Materials provided:

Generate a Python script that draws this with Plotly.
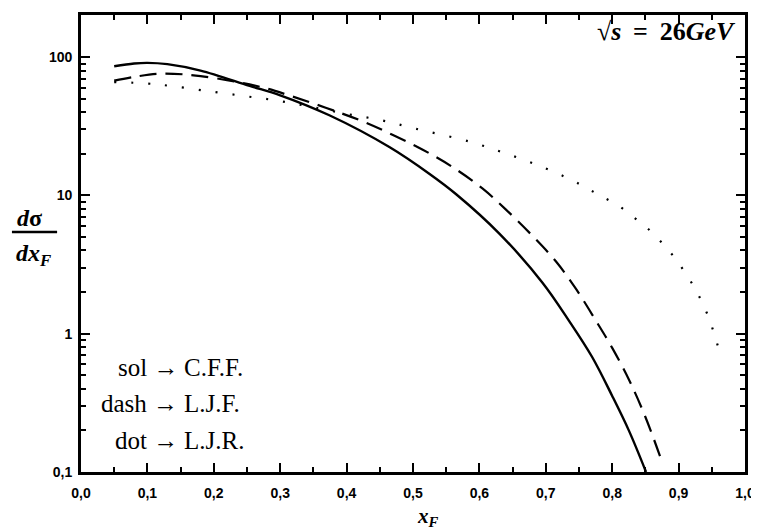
==
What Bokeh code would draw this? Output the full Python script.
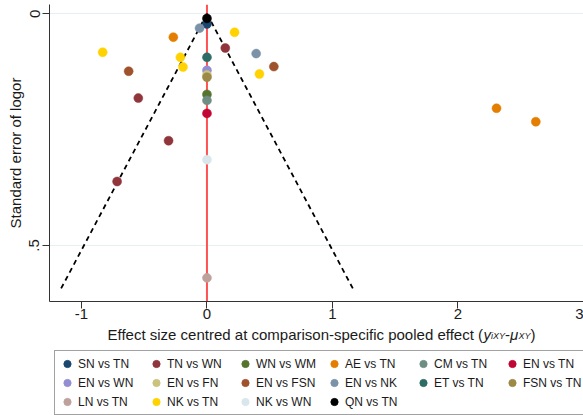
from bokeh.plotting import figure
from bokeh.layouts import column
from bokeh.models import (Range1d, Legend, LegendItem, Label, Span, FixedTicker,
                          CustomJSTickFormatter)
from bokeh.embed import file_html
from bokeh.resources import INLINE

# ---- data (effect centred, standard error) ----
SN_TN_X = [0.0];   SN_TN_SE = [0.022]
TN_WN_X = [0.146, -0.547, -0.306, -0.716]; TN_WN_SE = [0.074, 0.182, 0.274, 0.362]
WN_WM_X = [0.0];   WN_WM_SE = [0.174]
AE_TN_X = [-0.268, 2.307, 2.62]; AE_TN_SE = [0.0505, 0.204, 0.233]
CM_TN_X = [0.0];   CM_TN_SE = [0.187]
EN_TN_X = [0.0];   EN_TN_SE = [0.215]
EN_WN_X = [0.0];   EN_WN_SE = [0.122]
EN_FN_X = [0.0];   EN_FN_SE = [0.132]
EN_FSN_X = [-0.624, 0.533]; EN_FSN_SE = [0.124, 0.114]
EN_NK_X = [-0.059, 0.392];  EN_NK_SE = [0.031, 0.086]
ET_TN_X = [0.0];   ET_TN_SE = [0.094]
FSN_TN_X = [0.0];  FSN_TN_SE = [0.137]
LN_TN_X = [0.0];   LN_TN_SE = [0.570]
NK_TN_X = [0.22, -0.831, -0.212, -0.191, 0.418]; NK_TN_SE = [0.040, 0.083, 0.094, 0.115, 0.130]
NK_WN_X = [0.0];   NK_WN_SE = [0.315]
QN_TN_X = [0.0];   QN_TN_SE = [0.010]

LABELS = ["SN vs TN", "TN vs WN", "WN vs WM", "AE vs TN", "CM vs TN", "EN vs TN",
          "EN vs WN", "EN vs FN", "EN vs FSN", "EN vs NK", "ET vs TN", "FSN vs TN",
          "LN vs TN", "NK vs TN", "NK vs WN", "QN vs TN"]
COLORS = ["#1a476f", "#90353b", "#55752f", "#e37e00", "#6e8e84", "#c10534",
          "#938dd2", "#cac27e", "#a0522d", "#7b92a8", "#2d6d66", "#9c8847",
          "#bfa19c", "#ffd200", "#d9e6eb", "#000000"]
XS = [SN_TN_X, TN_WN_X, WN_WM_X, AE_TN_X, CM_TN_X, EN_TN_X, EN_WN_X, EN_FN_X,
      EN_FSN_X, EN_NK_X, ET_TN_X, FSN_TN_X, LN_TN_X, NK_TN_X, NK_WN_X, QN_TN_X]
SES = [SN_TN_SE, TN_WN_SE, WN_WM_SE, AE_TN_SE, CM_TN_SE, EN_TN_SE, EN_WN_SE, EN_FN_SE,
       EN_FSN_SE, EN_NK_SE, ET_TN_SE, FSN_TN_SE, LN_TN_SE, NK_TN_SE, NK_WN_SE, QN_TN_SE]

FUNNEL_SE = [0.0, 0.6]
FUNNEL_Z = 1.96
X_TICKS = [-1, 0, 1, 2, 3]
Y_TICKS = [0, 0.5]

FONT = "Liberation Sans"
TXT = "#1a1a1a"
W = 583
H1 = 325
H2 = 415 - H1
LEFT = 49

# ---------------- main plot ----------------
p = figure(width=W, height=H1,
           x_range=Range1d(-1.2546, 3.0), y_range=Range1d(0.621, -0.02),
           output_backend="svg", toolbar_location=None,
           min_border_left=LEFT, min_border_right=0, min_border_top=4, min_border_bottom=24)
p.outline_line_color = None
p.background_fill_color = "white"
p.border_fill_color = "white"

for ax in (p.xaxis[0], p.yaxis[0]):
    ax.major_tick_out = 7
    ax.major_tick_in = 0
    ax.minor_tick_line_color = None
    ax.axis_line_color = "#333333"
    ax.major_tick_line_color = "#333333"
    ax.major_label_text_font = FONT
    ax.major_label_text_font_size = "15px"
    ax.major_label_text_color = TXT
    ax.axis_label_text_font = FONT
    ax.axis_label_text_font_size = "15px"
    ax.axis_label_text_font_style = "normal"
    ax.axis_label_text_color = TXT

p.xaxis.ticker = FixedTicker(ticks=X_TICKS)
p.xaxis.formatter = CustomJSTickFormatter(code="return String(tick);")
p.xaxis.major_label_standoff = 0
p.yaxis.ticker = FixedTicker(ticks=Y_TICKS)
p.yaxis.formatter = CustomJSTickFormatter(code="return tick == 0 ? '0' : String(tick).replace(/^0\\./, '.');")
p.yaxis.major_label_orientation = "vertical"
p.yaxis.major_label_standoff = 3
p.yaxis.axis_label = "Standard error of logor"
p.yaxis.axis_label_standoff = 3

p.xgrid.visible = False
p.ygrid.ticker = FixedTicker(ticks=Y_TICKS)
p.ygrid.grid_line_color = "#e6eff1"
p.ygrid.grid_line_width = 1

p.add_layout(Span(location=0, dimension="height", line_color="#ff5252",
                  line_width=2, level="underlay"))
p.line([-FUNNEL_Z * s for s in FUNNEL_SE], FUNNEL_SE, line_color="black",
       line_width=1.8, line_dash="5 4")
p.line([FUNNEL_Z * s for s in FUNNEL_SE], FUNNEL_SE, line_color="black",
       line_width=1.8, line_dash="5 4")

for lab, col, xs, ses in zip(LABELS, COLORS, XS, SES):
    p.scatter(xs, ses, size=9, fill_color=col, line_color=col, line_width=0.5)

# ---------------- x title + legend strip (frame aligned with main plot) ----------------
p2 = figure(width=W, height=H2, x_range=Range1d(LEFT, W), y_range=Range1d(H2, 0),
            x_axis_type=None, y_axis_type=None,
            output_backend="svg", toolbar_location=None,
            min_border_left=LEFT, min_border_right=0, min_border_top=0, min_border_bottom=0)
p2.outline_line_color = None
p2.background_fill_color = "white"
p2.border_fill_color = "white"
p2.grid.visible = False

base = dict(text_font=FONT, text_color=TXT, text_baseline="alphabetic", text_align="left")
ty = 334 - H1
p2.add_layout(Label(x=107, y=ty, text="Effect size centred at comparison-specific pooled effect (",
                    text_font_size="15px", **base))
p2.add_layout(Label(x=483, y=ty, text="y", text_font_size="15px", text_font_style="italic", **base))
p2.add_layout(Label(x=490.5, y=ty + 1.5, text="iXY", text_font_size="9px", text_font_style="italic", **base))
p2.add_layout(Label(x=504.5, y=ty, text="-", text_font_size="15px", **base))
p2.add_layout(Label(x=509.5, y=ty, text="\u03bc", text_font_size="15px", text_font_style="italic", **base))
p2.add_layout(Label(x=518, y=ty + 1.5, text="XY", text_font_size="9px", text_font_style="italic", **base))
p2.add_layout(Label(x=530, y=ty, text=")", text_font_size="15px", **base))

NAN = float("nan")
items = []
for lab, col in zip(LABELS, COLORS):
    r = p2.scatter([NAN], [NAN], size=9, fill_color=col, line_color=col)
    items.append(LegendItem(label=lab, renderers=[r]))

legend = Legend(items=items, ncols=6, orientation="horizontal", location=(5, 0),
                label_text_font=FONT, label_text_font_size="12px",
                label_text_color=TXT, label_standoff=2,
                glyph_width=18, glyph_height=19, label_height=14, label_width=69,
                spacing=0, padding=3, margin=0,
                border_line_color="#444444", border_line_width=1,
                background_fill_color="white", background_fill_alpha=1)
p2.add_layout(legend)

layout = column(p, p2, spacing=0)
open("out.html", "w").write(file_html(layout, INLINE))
* * *
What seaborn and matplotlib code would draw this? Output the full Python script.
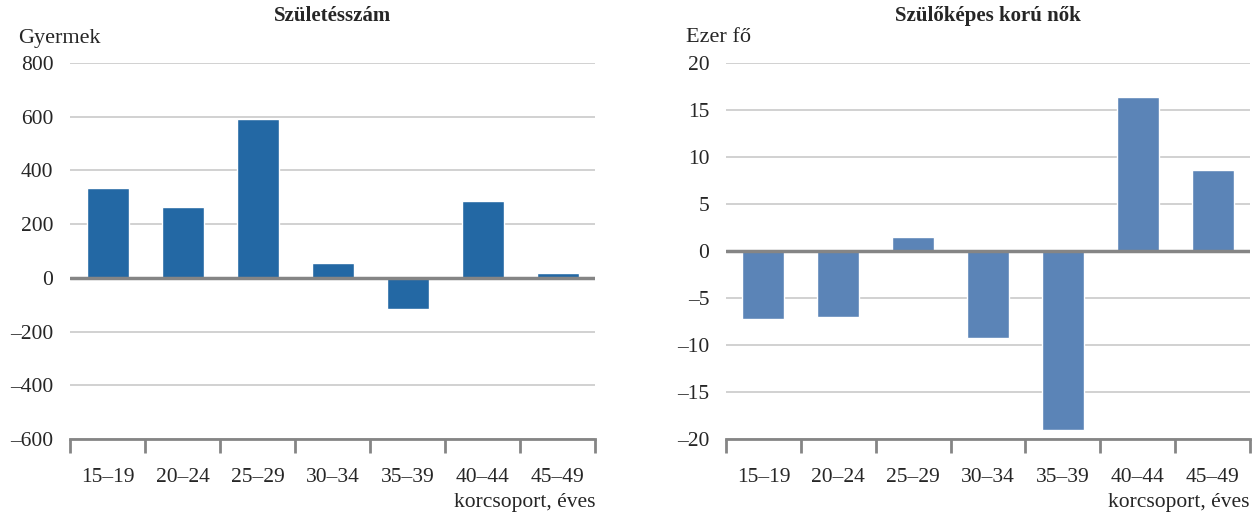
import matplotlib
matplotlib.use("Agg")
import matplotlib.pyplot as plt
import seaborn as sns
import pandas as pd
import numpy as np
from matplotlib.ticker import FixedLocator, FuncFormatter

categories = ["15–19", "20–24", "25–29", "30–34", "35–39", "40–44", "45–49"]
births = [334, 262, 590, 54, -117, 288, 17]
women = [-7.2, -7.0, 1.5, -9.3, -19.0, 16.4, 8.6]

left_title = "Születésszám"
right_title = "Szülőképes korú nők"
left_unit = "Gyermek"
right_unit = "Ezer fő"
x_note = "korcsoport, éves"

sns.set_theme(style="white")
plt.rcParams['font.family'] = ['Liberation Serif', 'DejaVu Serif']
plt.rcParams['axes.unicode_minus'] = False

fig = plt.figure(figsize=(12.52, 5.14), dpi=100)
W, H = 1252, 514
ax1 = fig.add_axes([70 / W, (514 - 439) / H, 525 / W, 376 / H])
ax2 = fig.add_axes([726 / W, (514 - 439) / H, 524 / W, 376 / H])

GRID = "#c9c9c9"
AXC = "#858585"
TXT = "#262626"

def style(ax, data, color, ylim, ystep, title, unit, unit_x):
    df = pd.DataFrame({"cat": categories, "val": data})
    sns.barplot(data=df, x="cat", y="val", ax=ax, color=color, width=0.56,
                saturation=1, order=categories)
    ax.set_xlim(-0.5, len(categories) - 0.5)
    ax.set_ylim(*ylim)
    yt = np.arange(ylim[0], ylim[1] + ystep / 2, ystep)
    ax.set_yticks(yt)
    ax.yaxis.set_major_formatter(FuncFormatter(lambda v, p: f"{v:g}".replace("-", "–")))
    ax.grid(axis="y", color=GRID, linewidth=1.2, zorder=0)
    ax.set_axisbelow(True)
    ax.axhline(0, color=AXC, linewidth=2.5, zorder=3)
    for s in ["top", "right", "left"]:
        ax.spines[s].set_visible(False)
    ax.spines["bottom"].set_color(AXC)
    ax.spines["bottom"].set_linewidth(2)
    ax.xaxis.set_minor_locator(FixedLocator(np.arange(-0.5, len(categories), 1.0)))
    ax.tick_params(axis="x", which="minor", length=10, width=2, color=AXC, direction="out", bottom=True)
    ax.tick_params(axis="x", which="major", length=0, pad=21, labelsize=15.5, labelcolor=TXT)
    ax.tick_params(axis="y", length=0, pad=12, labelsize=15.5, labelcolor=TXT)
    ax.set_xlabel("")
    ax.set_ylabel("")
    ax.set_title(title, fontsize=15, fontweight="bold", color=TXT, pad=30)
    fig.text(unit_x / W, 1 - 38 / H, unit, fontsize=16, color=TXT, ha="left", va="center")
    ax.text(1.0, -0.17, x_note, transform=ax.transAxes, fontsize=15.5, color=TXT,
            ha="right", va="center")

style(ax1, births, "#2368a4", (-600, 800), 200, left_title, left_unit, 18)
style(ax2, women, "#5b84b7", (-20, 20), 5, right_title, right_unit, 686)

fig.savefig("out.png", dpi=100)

Your instructions: Write out every line from the entries where "seaborn" appears.

Exercise solution:
What seaborn and matplotlib code would draw this? Output the full Python script.
import seaborn as sns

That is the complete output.